Throughout this unit, we’ve discussed the typical securities registration process, which involves the 20-day cooling off period. But what if an issuer wanted to register a security in the future but wanted to take advantage of market conditions quickly? For example, an issuer wants to raise capital through a bond issuance, but wants to wait until interest rates decline. When interest rates fall below a certain threshold, the issuer intends to offer the security quickly to take advantage of the new lower cost of borrowing.
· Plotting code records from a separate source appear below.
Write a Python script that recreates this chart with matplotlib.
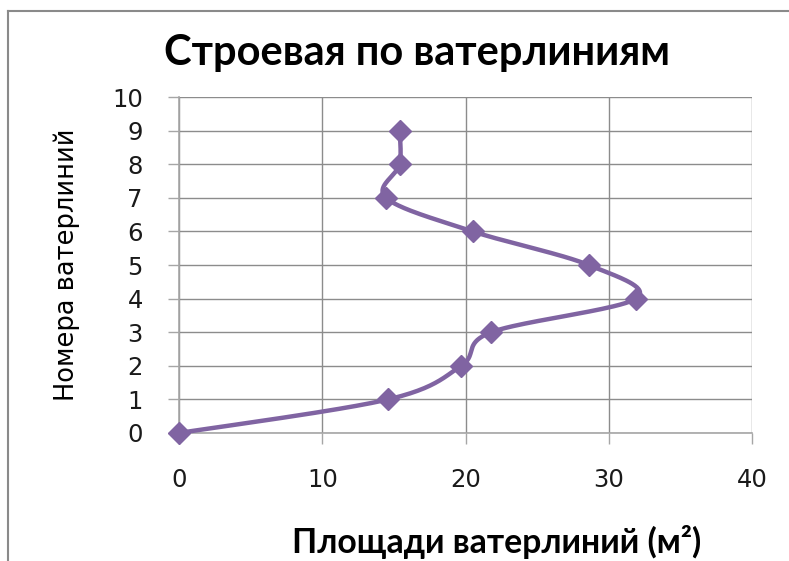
import numpy as np
import matplotlib
matplotlib.use("Agg")
import matplotlib.pyplot as plt
from matplotlib.lines import Line2D

# Waterline areas (m²) and waterline numbers
areas = [0.0, 14.6, 19.7, 21.8, 31.9, 28.6, 20.5, 14.45, 15.4, 15.4]
waterlines = [0, 1, 2, 3, 4, 5, 6, 7, 8, 9]

x_ticks = [0, 10, 20, 30, 40]
y_ticks = list(range(0, 11))

title = "Строевая по ватерлиниям"
x_label = "Площади ватерлиний (м²)"
y_label = "Номера ватерлиний"

line_color = "#8064A2"
grid_color = "#8c8c8c"

fig = plt.figure(figsize=(7.89, 5.61), dpi=100)
ax = fig.add_axes([179 / 789, 1 - 433 / 561, (752 - 179) / 789, (433 - 97) / 561])
ax.set_xlim(0, 40)
ax.set_ylim(0, 10)


def smooth_curve(ax, xs, ys, n=40):
    """Cardinal (Catmull-Rom) Bezier smoothing computed in screen space."""
    pts = ax.transData.transform(np.column_stack([xs, ys]))
    P = np.vstack([pts[0], pts, pts[-1]])
    out = []
    for i in range(1, len(P) - 2):
        p0, p1, p2, p3 = P[i - 1], P[i], P[i + 1], P[i + 2]
        c1 = p1 + (p2 - p0) / 6.0
        c2 = p2 - (p3 - p1) / 6.0
        t = np.linspace(0, 1, n)[:, None]
        seg = ((1 - t) ** 3) * p1 + 3 * ((1 - t) ** 2) * t * c1 + 3 * (1 - t) * t ** 2 * c2 + t ** 3 * p2
        out.append(seg if i == 1 else seg[1:])
    curve = np.vstack(out)
    return ax.transData.inverted().transform(curve)


curve = smooth_curve(ax, areas, waterlines)
ax.plot(curve[:, 0], curve[:, 1], color=line_color, lw=3.2, solid_capstyle="round",
        zorder=3, clip_on=False)
ax.plot(areas, waterlines, linestyle="none", marker="D", markersize=11,
        color=line_color, zorder=4, clip_on=False)

ax.set_xticks(x_ticks)
ax.set_yticks(y_ticks)
ax.grid(True, color=grid_color, lw=1.0)
ax.set_axisbelow(True)
for side in ["top", "right"]:
    ax.spines[side].set_visible(False)
for side in ["left", "bottom"]:
    ax.spines[side].set_color("#a6a6a6")
    ax.spines[side].set_linewidth(1.2)
ax.tick_params(axis="both", which="both", length=8, width=1.0, color="#a6a6a6",
               labelsize=17.5, labelcolor="#1a1a1a")
ax.tick_params(axis="x", pad=17)
ax.tick_params(axis="y", pad=18)
for lab in ax.get_xticklabels() + ax.get_yticklabels():
    lab.set_family("DejaVu Sans")

# Outer chart frame (top and left edges visible)
fig.add_artist(Line2D([8 / 789, 8 / 789], [0, 1 - 11 / 561], transform=fig.transFigure,
                      color="#8a8a8a", lw=1.5))
fig.add_artist(Line2D([8 / 789, 1], [1 - 11 / 561, 1 - 11 / 561], transform=fig.transFigure,
                      color="#8a8a8a", lw=1.5))

fig.text(417 / 789, 1 - 53 / 561, title, ha="center", va="center",
         fontsize=30, fontweight="bold", family="Lato", color="black")
fig.text(497 / 789, 1 - 553 / 561, x_label, ha="center", va="baseline",
         fontsize=24.3, fontweight="bold", family="Lato", color="black")
fig.text(67 / 789, 1 - 265 / 561, y_label, ha="center", va="center", rotation=90,
         fontsize=18.5, family="DejaVu Sans", color="black")

fig.savefig("out.png", dpi=100)
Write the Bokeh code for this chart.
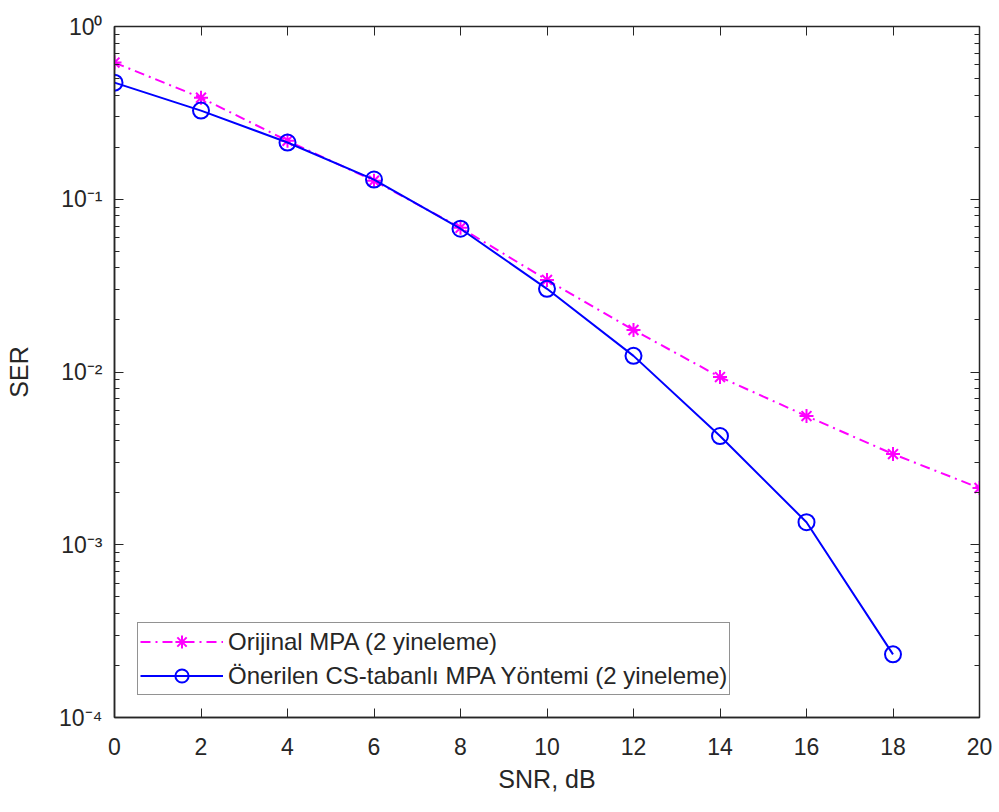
from bokeh.plotting import figure
from bokeh.models import (Range1d, FixedTicker, LogTicker, LinearAxis, LogAxis, Legend,
                          CustomJSTickFormatter)
from bokeh.embed import file_html
from bokeh.resources import INLINE

snr = [0, 2, 4, 6, 8, 10, 12, 14, 16, 18, 20]
ser_original = [0.618, 0.387, 0.218, 0.128, 0.0684, 0.0341, 0.0175, 0.00935, 0.00556, 0.00335, 0.00213]
snr_proposed = [0, 2, 4, 6, 8, 10, 12, 14, 16, 18]
ser_proposed = [0.473, 0.326, 0.213, 0.130, 0.0675, 0.0303, 0.0124, 0.00426, 0.00135, 0.000232]
x_ticks = [0, 2, 4, 6, 8, 10, 12, 14, 16, 18, 20]
y_tick_labels = {1e-4: "10\u207b\u2074", 1e-3: "10\u207b\u00b3", 1e-2: "10\u207b\u00b2",
                 1e-1: "10\u207b\u00b9", 1e0: "10\u2070"}
label_orig = "Orijinal MPA (2 yineleme)"
label_prop = "Önerilen CS-tabanlı MPA Yöntemi (2 yineleme)"

FONT = "Liberation Sans"
TXT = "#262626"

p = figure(width=995, height=808, y_axis_type="log",
           x_range=Range1d(0, 20), y_range=Range1d(1e-4, 1),
           output_backend="svg", toolbar_location=None,
           min_border_left=114, min_border_top=26, min_border_right=16, min_border_bottom=91,
           background_fill_color="white", border_fill_color="white")
p.grid.visible = False
p.outline_line_color = TXT
p.outline_line_width = 1.5

xa = p.xaxis[0]
xa.ticker = FixedTicker(ticks=x_ticks)
xa.axis_label = "SNR, dB"
ya = p.yaxis[0]
ya.ticker = LogTicker(num_minor_ticks=10, desired_num_ticks=5)
ya.major_label_overrides = y_tick_labels
ya.axis_label = "SER"

for ax in (xa, ya):
    ax.axis_line_color = TXT
    ax.axis_line_width = 1.5
    ax.major_tick_in = 9
    ax.major_tick_out = 0
    ax.minor_tick_in = 5
    ax.minor_tick_out = 0
    ax.major_tick_line_color = TXT
    ax.minor_tick_line_color = TXT
    ax.major_label_text_font = FONT
    ax.major_label_text_font_size = "23px"
    ax.major_label_text_color = TXT
    ax.axis_label_text_font = FONT
    ax.axis_label_text_font_size = "25px"
    ax.axis_label_text_font_style = "normal"
    ax.axis_label_text_color = TXT
xa.minor_tick_line_color = None
xa.major_label_standoff = 20
xa.axis_label_standoff = 7
ya.major_label_standoff = 12
ya.axis_label_standoff = 23

blank = CustomJSTickFormatter(code="return ''")
top = LinearAxis(ticker=FixedTicker(ticks=x_ticks), formatter=blank)
right = LogAxis(ticker=LogTicker(num_minor_ticks=10, desired_num_ticks=5), formatter=blank)
for ax in (top, right):
    ax.axis_line_color = TXT
    ax.major_tick_in = 9
    ax.major_tick_out = 0
    ax.minor_tick_in = 5
    ax.minor_tick_out = 0
    ax.major_tick_line_color = TXT
    ax.minor_tick_line_color = TXT
    ax.major_label_text_color = None
    ax.major_label_standoff = 0
top.minor_tick_line_color = None
p.add_layout(top, "above")
p.add_layout(right, "right")

MAG = "#FF00FF"
BLU = "#0000FF"
l1 = p.line(snr, ser_original, line_color=MAG, line_width=2, line_dash="10 5 2 5")
s1 = p.scatter(snr, ser_original, marker="asterisk", size=14, line_color=MAG, line_width=2)
l2 = p.line(snr_proposed, ser_proposed, line_color=BLU, line_width=2)
s2 = p.scatter(snr_proposed, ser_proposed, marker="circle", size=16, line_color=BLU,
               fill_color=None, line_width=2)

legend = Legend(items=[(label_orig, [l1, s1]), (label_prop, [l2, s2])],
                location=(23, 22), margin=0, padding=2, spacing=1,
                glyph_width=83, glyph_height=33, label_height=33, label_standoff=5,
                label_text_font=FONT, label_text_font_size="24px", label_text_color=TXT,
                border_line_color=TXT, border_line_width=1.5,
                background_fill_color="white", background_fill_alpha=1)
p.add_layout(legend, "center")

open("out.html", "w").write(file_html(p, INLINE))
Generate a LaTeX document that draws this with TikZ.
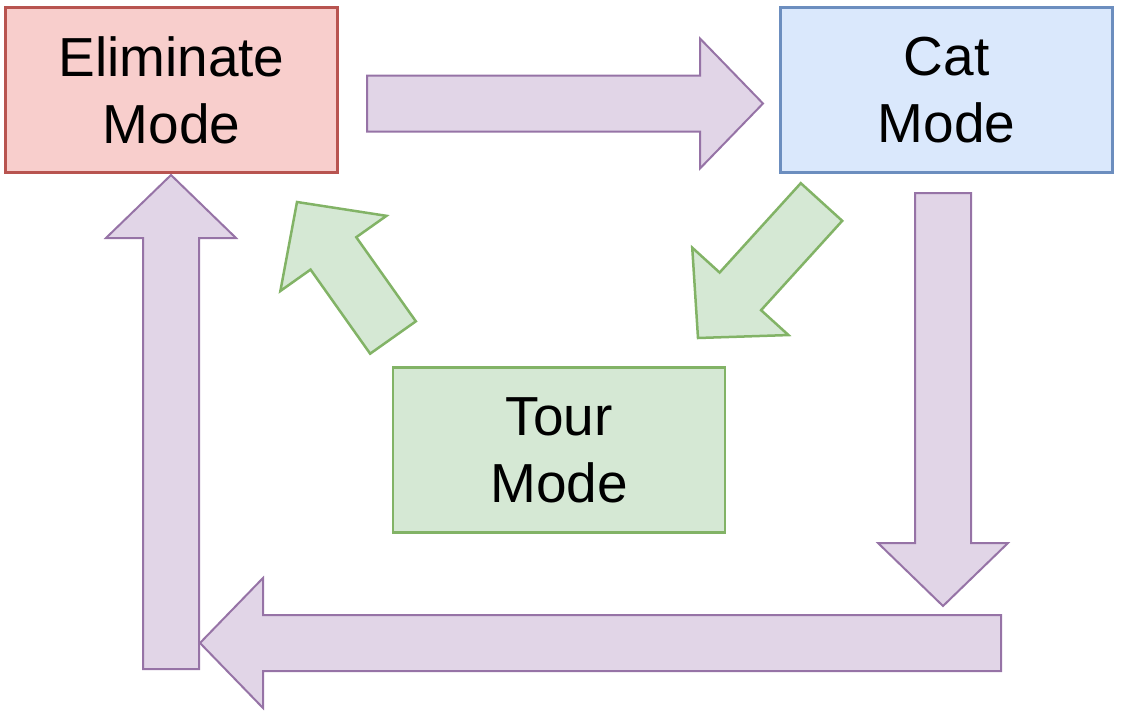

Issuers can bypass the normal rules and obtain quick security registration through the shelf registration rule, formally known as SEC Rule 415. Continuing with our example above, the issuer would file registration paperwork for the debt security with the Securities and Exchange Commission (SEC) (technically SEC Form S-3). Some of the form is left blank, including the security’s coupon (interest rate) and maturity, among other characteristics. As we stated above, the issuer is waiting until interest rates decline to offer the security, so some of the security’s features are yet to be determined. Regardless, the issuer still must make significant disclosures that will eventually be provided to investors by a prospectus.
The SEC reviews the registration form for completeness, except for the blank sections not required to be filled out yet. If all the necessary disclosures are provided, the regulator grants the security effective registration. The issuer will now wait to offer the security to investors as the registration form is placed on a metaphorical “shelf” at the SEC. At any point in the next three years, the issuer can take the registration form off the “shelf,” fill out the missing parts, and offer the security quickly to investors.
Let’s assume interest rates decline far enough a year later. The issuer will now provide the SEC with the information left blank on the initial form (e.g., coupon, maturity, etc.). The security can then be offered to investors 48 hours (two days) after the new SEC filing. Registering a security this way allows the issuer to avoid the 20 day cooling off period, saving 18 days of waiting time.